Centenary Baggage No. 376

South Australian Railways

Broad Gauge


Class operators                                                   South Australian Railways

Condition                                                             Excellent

Entered service                                                   29.8.1913

Entered the museum                                           19.10.1978

Length (over coupling points)                             55’ 5’’ (16.89 metres)

Number in class                                                  4

Ownership                                                          Port Dock Station Railway Trust

Provenance                                                        South Australian Railways

Seating capacity                                                 43 2nd class passengers

Withdrawn                                                          29th May 1978


Contract CME. N8/1911 of the South Australian Railways covered the construction of 15 suburban passenger cars for use on the South Terrace line to Glenelg.

Numbered 364 to 378 inclusive, the cars comprised five 1st class saloon cars, five 2nd class saloon cars, one 1st class baggage car and four 2nd class baggage cars, of which 376 was one. The underframes and bogies were constructed at Islington Workshops, and the bodies by A. Pengelley & Company, the 15 cars being placed in service between November 1912 and September 1913.

These 15 cars were a repeat order of 10 similar cars (No. 260 to 269 inclusive, placed in service in 1908 and 1909 on the Glenelg line), which it was stated were to be uniform in appearance with passenger cars taken over from the Glenelg Railway Company. The company cars were shorter in length but had the familiar clerestory roof, end loading steps to suit the ground level platforms and centre buffer couplers. The South Australian Railways cars had these features and incorporated hinged flaps over the end steps to suit high level platforms. No. 376 entered service on 29 August 1913.

The structure gauge of the Glenelg line permitted passenger cars of greater width than the remainder of the System and No.376 and the other cars had a body width of 10’ 6’’ (3.2 metres), with a maximum width over extremities of 10’ 10’’ (3.3 metres).

The Glenelg line cars were the basis for the numerous end and centre-loading suburban cars of which 130 (including baggage cars) were constructed. Of generally similar appearance to the Glenelg cars, the end and centre-loading cars were longer because of the centre vestibule, and their narrower body width, 10’ 0’’ (3.04 metres) gave them greater route availability. However, none of them were constructed originally with ground loading steps, and the standard screw couplings and buffers were fitted.

As issued, No.376 had seating for 56 second class passengers and in common with the other Glenelg cars was altered in 1927 when a lavatory was fitted for country working and standard screw couplings and buffers provided. Seating capacity was reduced to 52. Further alterations took place to No.376 in December 1935, when in a programme to improve the Glenelg cars for country running, high backed seats with baggage racks, automatic couplers and steel step down end steps were provided. The green and cream colour scheme for these cars followed the 1936 Centenary Train. The alterations reduced the seating capacity of No.376 to 43 2nd class passengers, while during 1952 the seating was advised as 19 first class passengers and 24 second class passengers, reverting to all second class again in May 1967.

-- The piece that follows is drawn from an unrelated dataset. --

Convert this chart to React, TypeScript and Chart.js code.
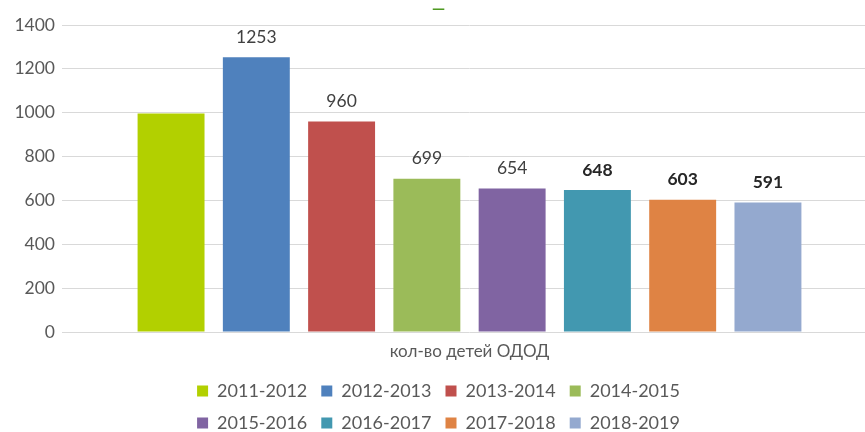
import React, { useEffect, useRef } from "react";
import { Chart, registerables } from "chart.js";

Chart.register(...registerables);

const categories = ["кол-во детей ОДОД"];
const seriesNames = [
  "2011-2012",
  "2012-2013",
  "2013-2014",
  "2014-2015",
  "2015-2016",
  "2016-2017",
  "2017-2018",
  "2018-2019",
];
const seriesValues = [996, 1253, 960, 699, 654, 648, 603, 591];
const showValueLabel = [false, true, true, true, true, true, true, true];
const boldValueLabel = [false, false, false, false, false, true, true, true];
const seriesColors = [
  "#b2d000",
  "#4f81bd",
  "#c0504d",
  "#9bbb59",
  "#8064a2",
  "#4298b0",
  "#df8344",
  "#94a9cf",
];
const yTickLabels = [0, 200, 400, 600, 800, 1000, 1200, 1400];

const FONT = "Lato, 'Open Sans', sans-serif";
const LEGEND_W = 560;

const valueLabelPlugin = {
  id: "valueLabels",
  afterDatasetsDraw(chart: any) {
    const ctx = chart.ctx;
    ctx.save();
    ctx.textAlign = "center";
    ctx.textBaseline = "middle";
    chart.data.datasets.forEach((ds: any, i: number) => {
      if (!showValueLabel[i]) return;
      const meta = chart.getDatasetMeta(i);
      const bar = meta.data[0];
      if (!bar) return;
      const bold = boldValueLabel[i];
      ctx.font = `${bold ? "bold " : ""}17.5px ${FONT}`;
      ctx.fillStyle = bold ? "#262626" : "#404040";
      ctx.fillText(String(ds.data[0]), bar.x, bar.y - 20);
    });
    ctx.restore();
  },
};

function patchLegend(chart: any) {
  const lg = chart.legend;
  if (lg && !lg._patchedWidth) {
    const orig = lg.update.bind(lg);
    lg.update = (w: number, h: number, m: any) => orig(Math.min(w, LEGEND_W), h, m);
    lg._patchedWidth = true;
  }
}

const legendWidthPlugin = {
  id: "legendWidth",
  afterInit(chart: any) {
    patchLegend(chart);
  },
  beforeLayout(chart: any) {
    patchLegend(chart);
  },
  afterLayout(chart: any) {
    const lg = chart.legend;
    if (!lg) return;
    const cx = (lg.left + lg.right) / 2;
    lg.left = cx - LEGEND_W / 2;
    lg.right = cx + LEGEND_W / 2;
    lg.width = LEGEND_W;
  },
};

export default function App() {
  const ref = useRef<HTMLCanvasElement | null>(null);

  useEffect(() => {
    document.body.style.margin = "0";
    if (!ref.current) return;
    const chart = new Chart(ref.current, {
      type: "bar",
      data: {
        labels: categories,
        datasets: seriesNames.map((name, i) => ({
          label: name,
          data: [seriesValues[i]],
          backgroundColor: seriesColors[i],
          borderWidth: 0,
          categoryPercentage: 0.837,
          barPercentage: 0.785,
        })),
      },
      options: {
        animation: false,
        responsive: false,
        devicePixelRatio: 1,
        layout: { padding: 0 },
        plugins: {
          title: {
            display: true,
            text: "—",
            color: "#4f9a22",
            font: { family: FONT, size: 17, weight: "bold", lineHeight: 1 },
            padding: { top: 0, bottom: 8 },
          },
          legend: {
            position: "bottom",
            labels: {
              boxWidth: 11,
              boxHeight: 11,
              padding: 14,
              color: "#595959",
              font: { family: FONT, size: 18 },
            },
          },
          tooltip: { enabled: false },
        },
        scales: {
          x: {
            grid: { display: false, drawTicks: false },
            border: { display: false },
            ticks: { display: false },
            title: {
              display: true,
              text: categories[0],
              color: "#595959",
              font: { family: FONT, size: 17 },
              padding: { top: 9.8, bottom: 5.8 },
            },
          },
          y: {
            min: 0,
            max: 1400,
            afterFit(scale: any) {
              scale.width = 62;
            },
            grid: { color: "#d9d9d9", drawTicks: false, lineWidth: 1 },
            border: { display: false },
            ticks: {
              stepSize: 100,
              padding: 7,
              color: "#595959",
              font: { family: FONT, size: 17.5 },
              callback: (v: any) => (yTickLabels.includes(Number(v)) ? String(v) : ""),
            },
          },
        },
      },
      plugins: [valueLabelPlugin, legendWidthPlugin],
    });
    return () => chart.destroy();
  }, []);

  return (
    <div
      style={{
        position: "fixed",
        left: 0,
        top: 0,
        width: 865,
        height: 432,
        overflow: "hidden",
        background: "#fff",
      }}
    >
      <canvas ref={ref} width={877} height={442} style={{ width: 877, height: 442, display: "block" }} />
    </div>
  );
}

While saloon Glenelg cars ran to all points where locomotive-hauled passenger trains worked on broad gauge (both suburban and country), the baggage cars such as No.376 generally worked suburban and nearer country tracks (e.g. Victor Harbor and Angaston). However, for a number of years in their later life, Glenelg baggage cars were used in a regular Adelaide-Loxton service, while No.376 was one of the last Glenelg cars in service on Murray Bridge-Tailem Bend local trains until damaged by fire during September 1977, being condemned on 29th May 1978.